Material —

"""

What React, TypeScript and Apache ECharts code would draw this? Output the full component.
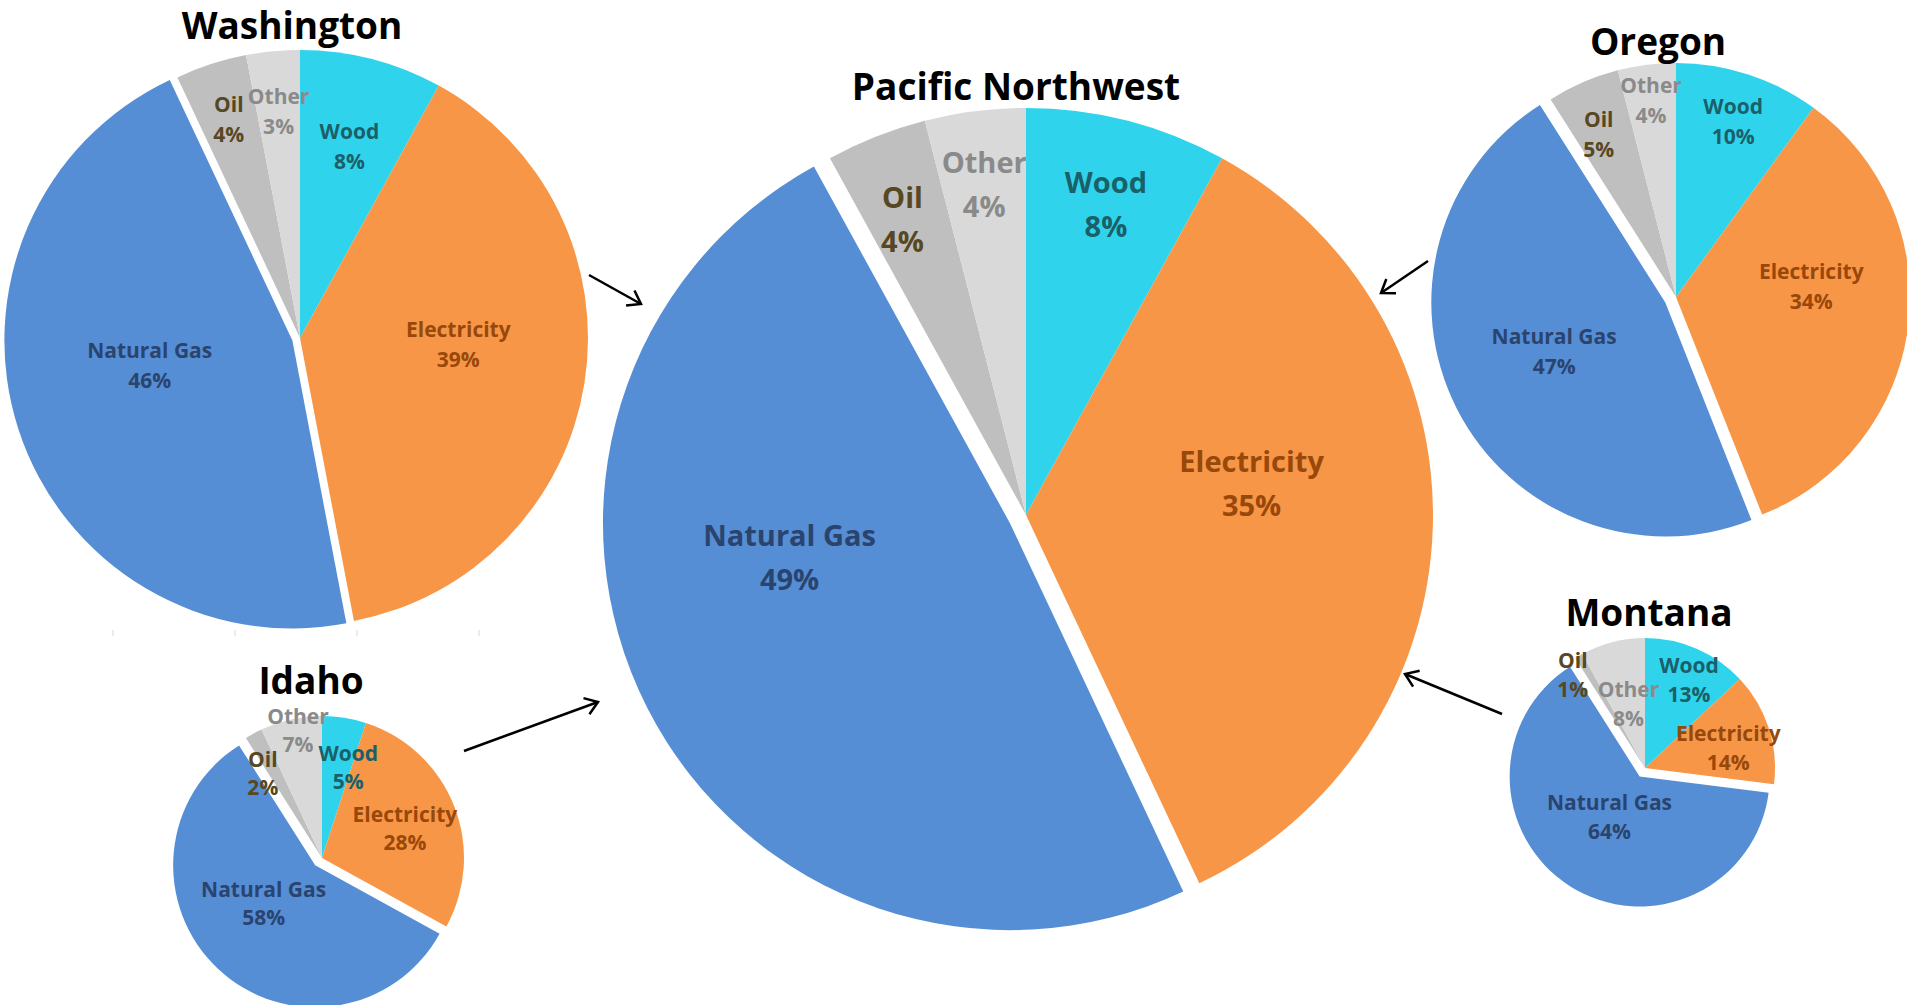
import React, { useEffect, useRef } from 'react';
import * as echarts from 'echarts';

// ---------- data ----------
const categories = ['Wood', 'Electricity', 'Natural Gas', 'Oil', 'Other'];
const washingtonValues = [8, 39, 46, 4, 3];
const oregonValues = [10, 34, 47, 5, 4];
const idahoValues = [5, 28, 58, 2, 7];
const montanaValues = [13, 14, 64, 1, 8];
const pacificNorthwestValues = [8, 35, 49, 4, 4];
const explodedCategory = 'Natural Gas';

// ---------- styles ----------
const sliceColors = ['#2FD4EC', '#F79646', '#558ED5', '#BFBFBF', '#D9D9D9'];
const labelColors = ['#1B5F69', '#97480A', '#2A446E', '#574722', '#8A8A8A'];
const FONT = '"Open Sans", "Noto Sans", sans-serif';

type PieLayout = {
  title: string;
  values: number[];
  cx: number;
  cy: number;
  r: number;
  explode: number;
  titleX: number;
  titleY: number;
  fontSize: number;
  lineHeight: number;
  labelPlace: number[][]; // [fraction of radius, angle tweak in degrees]
};

const pieLayouts: PieLayout[] = [
  {
    title: 'Washington', values: washingtonValues, cx: 300, cy: 338, r: 288, explode: 8,
    titleX: 292, titleY: 24, fontSize: 21, lineHeight: 30,
    labelPlace: [[0.69, 0], [0.55, -7], [0.53, 8], [0.8, 0], [0.79, 0]],
  },
  {
    title: 'Oregon', values: oregonValues, cx: 1676, cy: 297, r: 234, explode: 12,
    titleX: 1658, titleY: 40, fontSize: 21, lineHeight: 30,
    labelPlace: [[0.79, 0], [0.58, -12], [0.57, 3], [0.77, -2], [0.85, 0]],
  },
  {
    title: 'Idaho', values: idahoValues, cx: 322, cy: 858, r: 142, explode: 10,
    titleX: 311, titleY: 679, fontSize: 21, lineHeight: 28,
    labelPlace: [[0.67, 7], [0.62, 2], [0.52, 9], [0.73, -6], [0.92, 2]],
  },
  {
    title: 'Montana', values: montanaValues, cx: 1645, cy: 768, r: 130, explode: 10,
    titleX: 1649, titleY: 611, fontSize: 21, lineHeight: 29,
    labelPlace: [[0.76, 3], [0.66, 4], [0.46, 4], [0.91, -7], [0.51, 0]],
  },
  {
    title: 'Pacific Northwest', values: pacificNorthwestValues, cx: 1026, cy: 515, r: 407, explode: 18,
    titleX: 1016, titleY: 85, fontSize: 29, lineHeight: 44,
    labelPlace: [[0.79, 0], [0.56, -10], [0.59, 17], [0.79, -1], [0.82, 0]],
  },
];

// arrows: [x1, y1, x2 (tip), y2 (tip)]
const arrows = [
  [589, 275, 641, 304],
  [464, 751, 598, 702],
  [1428, 261, 1381, 293],
  [1502, 714, 1405, 674],
];

const tickXs = [113, 235, 357, 479];

function midAngles(values: number[]): number[] {
  const total = values.reduce((a, b) => a + b, 0);
  let cum = 0;
  return values.map((v) => {
    const mid = ((cum + v / 2) / total) * 360;
    cum += v;
    return mid;
  });
}

function labelPoints(p: PieLayout): number[][] {
  const mids = midAngles(p.values);
  return p.values.map((_, i) => {
    const [f, dA] = p.labelPlace[i];
    const a = ((mids[i] + dA) * Math.PI) / 180;
    return [p.cx + f * p.r * Math.sin(a), p.cy - f * p.r * Math.cos(a)];
  });
}

function arrowGraphics(a: number[]) {
  const [x1, y1, x2, y2] = a;
  const ang = Math.atan2(y2 - y1, x2 - x1);
  const L = 15;
  const spread = (35 * Math.PI) / 180;
  const p1 = [x2 - L * Math.cos(ang - spread), y2 - L * Math.sin(ang - spread)];
  const p2 = [x2 - L * Math.cos(ang + spread), y2 - L * Math.sin(ang + spread)];
  return [
    {
      type: 'line',
      shape: { x1, y1, x2, y2 },
      style: { stroke: '#000', lineWidth: 2.5 },
      z: 100,
    },
    {
      type: 'polyline',
      shape: { points: [p1, [x2, y2], p2] },
      style: { stroke: '#000', lineWidth: 2.5, fill: null },
      z: 100,
    },
  ];
}

function buildSeries(p: PieLayout) {
  const pts = labelPoints(p);
  const mids = midAngles(p.values);
  const exIdx = categories.indexOf(explodedCategory);
  const exA = (mids[exIdx] * Math.PI) / 180;
  const exCenter = [p.cx + p.explode * Math.sin(exA), p.cy - p.explode * Math.cos(exA)];

  const common = {
    type: 'pie',
    radius: [0, p.r],
    startAngle: 90,
    clockwise: true,
    avoidLabelOverlap: false,
    emphasis: { disabled: true },
    itemStyle: { borderWidth: 0 },
    label: {
      show: true,
      position: 'inside',
      formatter: '{b}\n{c}%',
      fontFamily: FONT,
      fontWeight: 'bold',
      fontSize: p.fontSize,
      lineHeight: p.lineHeight,
      align: 'center',
      verticalAlign: 'middle',
    },
    labelLine: { show: false },
    labelLayout: (params: any) => {
      const pt = pts[params.dataIndex];
      return { x: pt[0], y: pt[1] };
    },
  };

  // exploded slice: same data, center pushed out along the slice's mid angle
  const exploded = {
    ...common,
    name: p.title + ' (exploded)',
    center: exCenter,
    data: categories.map((c, i) => {
      const shown = i === exIdx;
      return {
        name: c,
        value: p.values[i],
        itemStyle: { color: shown ? sliceColors[i] : 'rgba(0,0,0,0)' },
        label: { show: shown, color: labelColors[i] },
      };
    }),
  };

  // main pie: every slice except the exploded one
  const main = {
    ...common,
    name: p.title,
    center: [p.cx, p.cy],
    data: categories.map((c, i) => {
      const hidden = i === exIdx;
      return {
        name: c,
        value: p.values[i],
        itemStyle: { color: hidden ? 'rgba(0,0,0,0)' : sliceColors[i] },
        label: { show: !hidden, color: labelColors[i] },
      };
    }),
  };

  return [exploded, main];
}

export default function App() {
  const ref = useRef<HTMLDivElement>(null);

  useEffect(() => {
    if (!ref.current) return;
    const chart = echarts.init(ref.current, undefined, { renderer: 'svg' });

    const series = pieLayouts.flatMap(buildSeries);

    const titles = pieLayouts.map((p) => ({
      type: 'text',
      x: p.titleX,
      y: p.titleY,
      z: 100,
      style: {
        text: p.title,
        font: `bold 37px ${FONT}`,
        fill: '#000',
        textAlign: 'center',
        textVerticalAlign: 'middle',
        align: 'center',
        verticalAlign: 'middle',
      },
    }));

    const ticks = tickXs.map((x) => ({
      type: 'line',
      shape: { x1: x, y1: 630, x2: x, y2: 636 },
      style: { stroke: '#D9D9D9', lineWidth: 1 },
    }));

    chart.setOption({
      animation: false,
      backgroundColor: '#ffffff',
      series,
      graphic: [...titles, ...arrows.flatMap(arrowGraphics), ...ticks],
    } as any);

    return () => chart.dispose();
  }, []);

  return (
    <div
      ref={ref}
      style={{ position: 'fixed', left: 0, top: 0, width: 1907, height: 1005, background: '#fff' }}
    />
  );
}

"""

Copy the whole of the material above exactly, but not its images.

What React, TypeScript and Apache ECharts code would draw this? Output the full component.
import React, { useEffect, useRef } from 'react';
import * as echarts from 'echarts';

// ---------- data ----------
const categories = ['Wood', 'Electricity', 'Natural Gas', 'Oil', 'Other'];
const washingtonValues = [8, 39, 46, 4, 3];
const oregonValues = [10, 34, 47, 5, 4];
const idahoValues = [5, 28, 58, 2, 7];
const montanaValues = [13, 14, 64, 1, 8];
const pacificNorthwestValues = [8, 35, 49, 4, 4];
const explodedCategory = 'Natural Gas';

// ---------- styles ----------
const sliceColors = ['#2FD4EC', '#F79646', '#558ED5', '#BFBFBF', '#D9D9D9'];
const labelColors = ['#1B5F69', '#97480A', '#2A446E', '#574722', '#8A8A8A'];
const FONT = '"Open Sans", "Noto Sans", sans-serif';

type PieLayout = {
  title: string;
  values: number[];
  cx: number;
  cy: number;
  r: number;
  explode: number;
  titleX: number;
  titleY: number;
  fontSize: number;
  lineHeight: number;
  labelPlace: number[][]; // [fraction of radius, angle tweak in degrees]
};

const pieLayouts: PieLayout[] = [
  {
    title: 'Washington', values: washingtonValues, cx: 300, cy: 338, r: 288, explode: 8,
    titleX: 292, titleY: 24, fontSize: 21, lineHeight: 30,
    labelPlace: [[0.69, 0], [0.55, -7], [0.53, 8], [0.8, 0], [0.79, 0]],
  },
  {
    title: 'Oregon', values: oregonValues, cx: 1676, cy: 297, r: 234, explode: 12,
    titleX: 1658, titleY: 40, fontSize: 21, lineHeight: 30,
    labelPlace: [[0.79, 0], [0.58, -12], [0.57, 3], [0.77, -2], [0.85, 0]],
  },
  {
    title: 'Idaho', values: idahoValues, cx: 322, cy: 858, r: 142, explode: 10,
    titleX: 311, titleY: 679, fontSize: 21, lineHeight: 28,
    labelPlace: [[0.67, 7], [0.62, 2], [0.52, 9], [0.73, -6], [0.92, 2]],
  },
  {
    title: 'Montana', values: montanaValues, cx: 1645, cy: 768, r: 130, explode: 10,
    titleX: 1649, titleY: 611, fontSize: 21, lineHeight: 29,
    labelPlace: [[0.76, 3], [0.66, 4], [0.46, 4], [0.91, -7], [0.51, 0]],
  },
  {
    title: 'Pacific Northwest', values: pacificNorthwestValues, cx: 1026, cy: 515, r: 407, explode: 18,
    titleX: 1016, titleY: 85, fontSize: 29, lineHeight: 44,
    labelPlace: [[0.79, 0], [0.56, -10], [0.59, 17], [0.79, -1], [0.82, 0]],
  },
];

// arrows: [x1, y1, x2 (tip), y2 (tip)]
const arrows = [
  [589, 275, 641, 304],
  [464, 751, 598, 702],
  [1428, 261, 1381, 293],
  [1502, 714, 1405, 674],
];

const tickXs = [113, 235, 357, 479];

function midAngles(values: number[]): number[] {
  const total = values.reduce((a, b) => a + b, 0);
  let cum = 0;
  return values.map((v) => {
    const mid = ((cum + v / 2) / total) * 360;
    cum += v;
    return mid;
  });
}

function labelPoints(p: PieLayout): number[][] {
  const mids = midAngles(p.values);
  return p.values.map((_, i) => {
    const [f, dA] = p.labelPlace[i];
    const a = ((mids[i] + dA) * Math.PI) / 180;
    return [p.cx + f * p.r * Math.sin(a), p.cy - f * p.r * Math.cos(a)];
  });
}

function arrowGraphics(a: number[]) {
  const [x1, y1, x2, y2] = a;
  const ang = Math.atan2(y2 - y1, x2 - x1);
  const L = 15;
  const spread = (35 * Math.PI) / 180;
  const p1 = [x2 - L * Math.cos(ang - spread), y2 - L * Math.sin(ang - spread)];
  const p2 = [x2 - L * Math.cos(ang + spread), y2 - L * Math.sin(ang + spread)];
  return [
    {
      type: 'line',
      shape: { x1, y1, x2, y2 },
      style: { stroke: '#000', lineWidth: 2.5 },
      z: 100,
    },
    {
      type: 'polyline',
      shape: { points: [p1, [x2, y2], p2] },
      style: { stroke: '#000', lineWidth: 2.5, fill: null },
      z: 100,
    },
  ];
}

function buildSeries(p: PieLayout) {
  const pts = labelPoints(p);
  const mids = midAngles(p.values);
  const exIdx = categories.indexOf(explodedCategory);
  const exA = (mids[exIdx] * Math.PI) / 180;
  const exCenter = [p.cx + p.explode * Math.sin(exA), p.cy - p.explode * Math.cos(exA)];

  const common = {
    type: 'pie',
    radius: [0, p.r],
    startAngle: 90,
    clockwise: true,
    avoidLabelOverlap: false,
    emphasis: { disabled: true },
    itemStyle: { borderWidth: 0 },
    label: {
      show: true,
      position: 'inside',
      formatter: '{b}\n{c}%',
      fontFamily: FONT,
      fontWeight: 'bold',
      fontSize: p.fontSize,
      lineHeight: p.lineHeight,
      align: 'center',
      verticalAlign: 'middle',
    },
    labelLine: { show: false },
    labelLayout: (params: any) => {
      const pt = pts[params.dataIndex];
      return { x: pt[0], y: pt[1] };
    },
  };

  // exploded slice: same data, center pushed out along the slice's mid angle
  const exploded = {
    ...common,
    name: p.title + ' (exploded)',
    center: exCenter,
    data: categories.map((c, i) => {
      const shown = i === exIdx;
      return {
        name: c,
        value: p.values[i],
        itemStyle: { color: shown ? sliceColors[i] : 'rgba(0,0,0,0)' },
        label: { show: shown, color: labelColors[i] },
      };
    }),
  };

  // main pie: every slice except the exploded one
  const main = {
    ...common,
    name: p.title,
    center: [p.cx, p.cy],
    data: categories.map((c, i) => {
      const hidden = i === exIdx;
      return {
        name: c,
        value: p.values[i],
        itemStyle: { color: hidden ? 'rgba(0,0,0,0)' : sliceColors[i] },
        label: { show: !hidden, color: labelColors[i] },
      };
    }),
  };

  return [exploded, main];
}

export default function App() {
  const ref = useRef<HTMLDivElement>(null);

  useEffect(() => {
    if (!ref.current) return;
    const chart = echarts.init(ref.current, undefined, { renderer: 'svg' });

    const series = pieLayouts.flatMap(buildSeries);

    const titles = pieLayouts.map((p) => ({
      type: 'text',
      x: p.titleX,
      y: p.titleY,
      z: 100,
      style: {
        text: p.title,
        font: `bold 37px ${FONT}`,
        fill: '#000',
        textAlign: 'center',
        textVerticalAlign: 'middle',
        align: 'center',
        verticalAlign: 'middle',
      },
    }));

    const ticks = tickXs.map((x) => ({
      type: 'line',
      shape: { x1: x, y1: 630, x2: x, y2: 636 },
      style: { stroke: '#D9D9D9', lineWidth: 1 },
    }));

    chart.setOption({
      animation: false,
      backgroundColor: '#ffffff',
      series,
      graphic: [...titles, ...arrows.flatMap(arrowGraphics), ...ticks],
    } as any);

    return () => chart.dispose();
  }, []);

  return (
    <div
      ref={ref}
      style={{ position: 'fixed', left: 0, top: 0, width: 1907, height: 1005, background: '#fff' }}
    />
  );
}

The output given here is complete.